Uni-AdaFocus: Spatial-temporal Dynamic Computation for Video Recognition
Journal:
arXiv
Published Date:
Dec 15, 2024
Abstract
This paper presents a comprehensive exploration of the phenomenon of data
redundancy in video understanding, with the aim to improve computational
efficiency. Our investigation commences with an examination of spatial
redundancy, which refers to the observation that the most informative region in
each video frame usually corresponds to a small image patch, whose shape, size
and location shift smoothly across frames. Motivated by this phenomenon, we
formulate the patch localization problem as a dynamic decision task, and
introduce a spatially adaptive video recognition approach, termed AdaFocus. In
specific, a lightweight encoder is first employed to quickly process the full
video sequence, whose features are then utilized by a policy network to
identify the most task-relevant regions.

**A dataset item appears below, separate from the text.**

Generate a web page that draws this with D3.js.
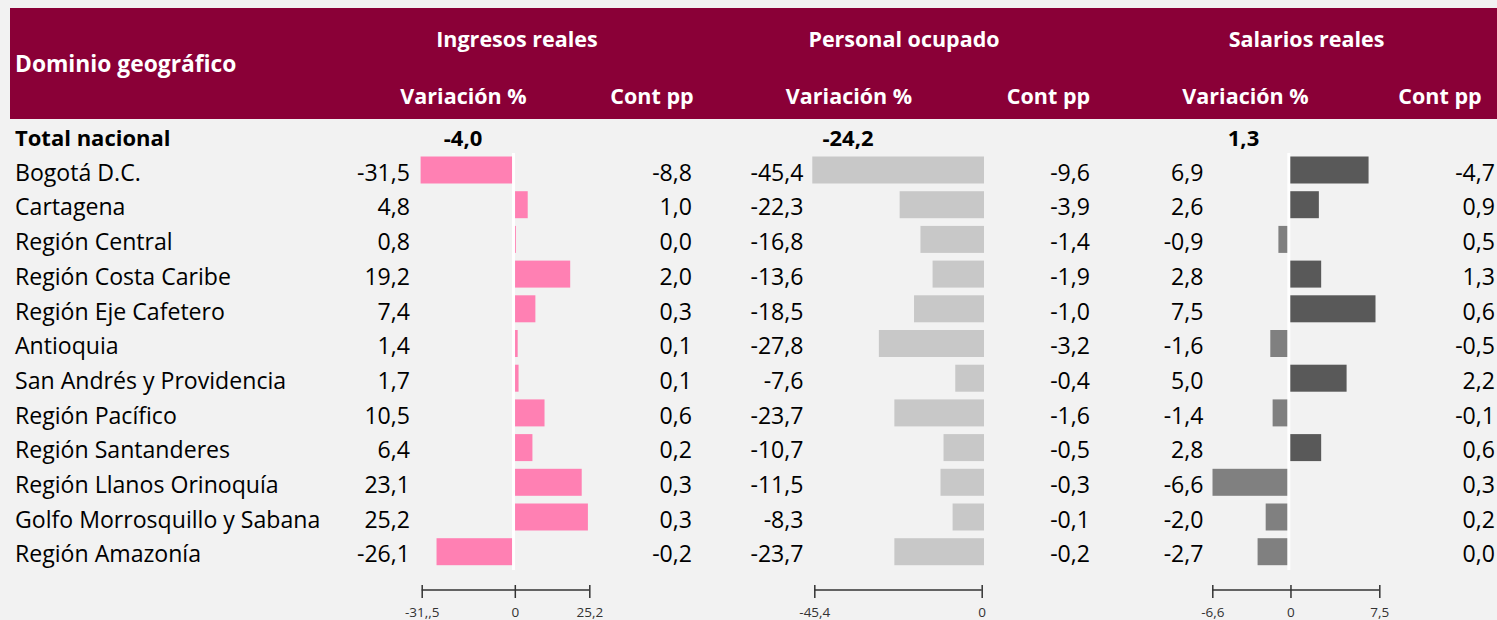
<!DOCTYPE html>
<html>
<head>
<meta charset="utf-8">
<script src="https://cdn.jsdelivr.net/npm/d3@7"></script>
<style>
  html, body { margin: 0; padding: 0; background: #f2f2f2; }
  svg { display: block; font-family: "Open Sans", "Noto Sans", sans-serif; }
</style>
</head>
<body>
<svg id="chart" width="1497" height="620"></svg>
<script>
// Regional labour-market indicators: real income, employed staff, real wages
const regions = ["Bogotá D.C.", "Cartagena", "Región Central", "Región Costa Caribe",
  "Región Eje Cafetero", "Antioquia", "San Andrés y Providencia", "Región Pacífico",
  "Región Santanderes", "Región Llanos Orinoquía", "Golfo Morrosquillo y Sabana", "Región Amazonía"];

const ingresosVar  = [-31.5, 4.8, 0.8, 19.2, 7.4, 1.4, 1.7, 10.5, 6.4, 23.1, 25.2, -26.1];
const ingresosCont = [-8.8, 1.0, 0.0, 2.0, 0.3, 0.1, 0.1, 0.6, 0.2, 0.3, 0.3, -0.2];
const personalVar  = [-45.4, -22.3, -16.8, -13.6, -18.5, -27.8, -7.6, -23.7, -10.7, -11.5, -8.3, -23.7];
const personalCont = [-9.6, -3.9, -1.4, -1.9, -1.0, -3.2, -0.4, -1.6, -0.5, -0.3, -0.1, -0.2];
const salariosVar  = [6.9, 2.6, -0.9, 2.8, 7.5, -1.6, 5.0, -1.4, 2.8, -6.6, -2.0, -2.7];
const salariosCont = [-4.7, 0.9, 0.5, 1.3, 0.6, -0.5, 2.2, -0.1, 0.6, 0.3, 0.2, 0.0];

const totalLabel = "Total nacional";
const totals = [-4.0, -24.2, 1.3];

const groupTitles = ["Ingresos reales", "Personal ocupado", "Salarios reales"];
const colTitles = ["Variación %", "Cont pp"];
const rowHeader = "Dominio geográfico";

const ingresosTicks = [-31.5, 0, 25.2];
const ingresosTickLabels = ["-31,,5", "0", "25,2"];
const personalTicks = [-45.4, 0];
const personalTickLabels = ["-45,4", "0"];
const salariosTicks = [-6.6, 0, 7.5];
const salariosTickLabels = ["-6,6", "0", "7,5"];

const locale = d3.formatLocale({ decimal: ",", thousands: ".", grouping: [3], currency: ["$", ""], minus: "-" });
const fmt = locale.format(".1f");

const svg = d3.select("#chart");
const W = 1497, H = 620;

svg.append("rect").attr("width", W).attr("height", H).attr("fill", "#f2f2f2");

// Header band
svg.append("rect").attr("x", 10).attr("y", 8).attr("width", W - 10).attr("height", 111).attr("fill", "#8a0037");

const head = svg.append("g").attr("fill", "#ffffff").attr("font-weight", 700).attr("font-size", 21.5);
head.append("text").attr("x", 15).attr("y", 72).attr("font-size", 22.8).text(rowHeader);

// Column layout for the three groups
const groups = [
  {
    title: groupTitles[0], titleX: 517, varX: 463.5, contX: 652,
    varRight: 410, contRight: 692, totalX: 463,
    vals: ingresosVar, conts: ingresosCont,
    x: d3.scaleLinear().domain([-31.5, 25.2]).range([420.6, 587.9]),
    axis: d3.scaleLinear().domain([-31.5, 25.2]).range([421.7, 589.3]),
    ticks: ingresosTicks, tickLabels: ingresosTickLabels,
    pos: "#ff80b3", neg: "#ff80b3", zeroLine: true
  },
  {
    title: groupTitles[1], titleX: 904, varX: 849, contX: 1048.5,
    varRight: 803.5, contRight: 1090, totalX: 848,
    vals: personalVar, conts: personalCont,
    x: d3.scaleLinear().domain([-45.4, 0]).range([812.3, 984]),
    axis: d3.scaleLinear().domain([-45.4, 0]).range([814.3, 981.7]),
    ticks: personalTicks, tickLabels: personalTickLabels,
    pos: "#c8c8c8", neg: "#c8c8c8", zeroLine: false
  },
  {
    title: groupTitles[2], titleX: 1306.5, varX: 1245.5, contX: 1440,
    varRight: 1203.5, contRight: 1495, totalX: 1243.5,
    vals: salariosVar, conts: salariosCont,
    x: d3.scaleLinear().domain([-6.6, 7.5]).range([1212.5, 1375.5]),
    axis: d3.scaleLinear().domain([-6.6, 7.5]).range([1212.3, 1379.3]),
    ticks: salariosTicks, tickLabels: salariosTickLabels,
    pos: "#595959", neg: "#808080", zeroLine: true
  }
];

groups.forEach(g => {
  head.append("text").attr("x", g.titleX).attr("y", 47).attr("text-anchor", "middle").text(g.title);
  head.append("text").attr("x", g.varX).attr("y", 104).attr("text-anchor", "middle").text(colTitles[0]);
  head.append("text").attr("x", g.contX).attr("y", 104).attr("text-anchor", "middle").text(colTitles[1]);
});

// Row scale
const y = d3.scaleBand().domain(regions).range([152.65, 569.05]).paddingInner(0.222).paddingOuter(0.111);
const step = y.step();

// Total row
const totalCenter = y(regions[0]) + y.bandwidth() / 2 - step;
const totalG = svg.append("g").attr("font-weight", 700).attr("font-size", 22).attr("fill", "#000");
totalG.append("text").attr("x", 15).attr("y", totalCenter + 10.5).text(totalLabel);
groups.forEach((g, k) => {
  totalG.append("text").attr("x", g.totalX).attr("y", totalCenter + 10.5).attr("text-anchor", "middle").text(fmt(totals[k]));
});

// Region labels
const body = svg.append("g").attr("font-size", 23.1).attr("fill", "#000");
body.selectAll("text.region").data(regions).join("text")
  .attr("class", "region")
  .attr("x", 15)
  .attr("y", d => y(d) + y.bandwidth() / 2 + 10.7)
  .text(d => d);

groups.forEach(g => {
  const gg = svg.append("g");
  const rows = regions.map((r, i) => ({ r, v: g.vals[i], c: g.conts[i] }));

  gg.selectAll("rect.bar").data(rows).join("rect")
    .attr("class", "bar")
    .attr("x", d => g.x(Math.min(0, d.v)))
    .attr("width", d => Math.abs(g.x(d.v) - g.x(0)))
    .attr("y", d => y(d.r))
    .attr("height", y.bandwidth())
    .attr("fill", d => d.v < 0 ? g.neg : g.pos);

  if (g.zeroLine) {
    gg.append("line")
      .attr("x1", g.x(0)).attr("x2", g.x(0))
      .attr("y1", 153).attr("y2", 570)
      .attr("stroke", "#ffffff").attr("stroke-width", 3);
  }

  body.append("g").selectAll("text").data(rows).join("text")
    .attr("x", g.varRight)
    .attr("y", d => y(d.r) + y.bandwidth() / 2 + 10.7)
    .attr("text-anchor", "end")
    .text(d => fmt(d.v));

  body.append("g").selectAll("text").data(rows).join("text")
    .attr("x", g.contRight)
    .attr("y", d => y(d.r) + y.bandwidth() / 2 + 10.7)
    .attr("text-anchor", "end")
    .text(d => fmt(d.c));

  // Small reference axis under each group
  const ax = svg.append("g").attr("transform", "translate(0,590)")
    .call(d3.axisBottom(g.axis).tickValues(g.ticks)
      .tickFormat((d, i) => g.tickLabels[i]).tickSizeOuter(0).tickSize(8).tickPadding(10));
  ax.attr("font-family", "\"Open Sans\", sans-serif").attr("font-size", 13.5);
  ax.select(".domain").attr("d", `M${g.axis.range()[0]},0H${g.axis.range()[1]}`)
    .attr("stroke", "#333").attr("stroke-width", 1.5);
  ax.selectAll(".tick line").attr("y1", -5).attr("y2", 8).attr("stroke", "#333").attr("stroke-width", 1.5);
  ax.selectAll(".tick text").attr("fill", "#333").attr("dy", "0.66em");
});
</script>
</body>
</html>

Subsequently, the selected patches are
inferred by a high-capacity deep network for the final prediction. The full
model can be trained in end-to-end conveniently. Furthermore, AdaFocus can be
extended by further considering temporal and sample-wise redundancies, i.e.,
allocating the majority of computation to the most task-relevant frames, and
minimizing the computation spent on relatively "easier" videos. Our resulting
approach, Uni-AdaFocus, establishes a comprehensive framework that seamlessly
integrates spatial, temporal, and sample-wise dynamic computation, while it
preserves the merits of AdaFocus in terms of efficient end-to-end training and
hardware friendliness. In addition, Uni-AdaFocus is general and flexible as it
is compatible with off-the-shelf efficient backbones (e.g., TSM and X3D), which
can be readily deployed as our feature extractor, yielding a significantly
improved computational efficiency. Empirically, extensive experiments based on
seven benchmark datasets and three application scenarios substantiate that
Uni-AdaFocus is considerably more efficient than the competitive baselines.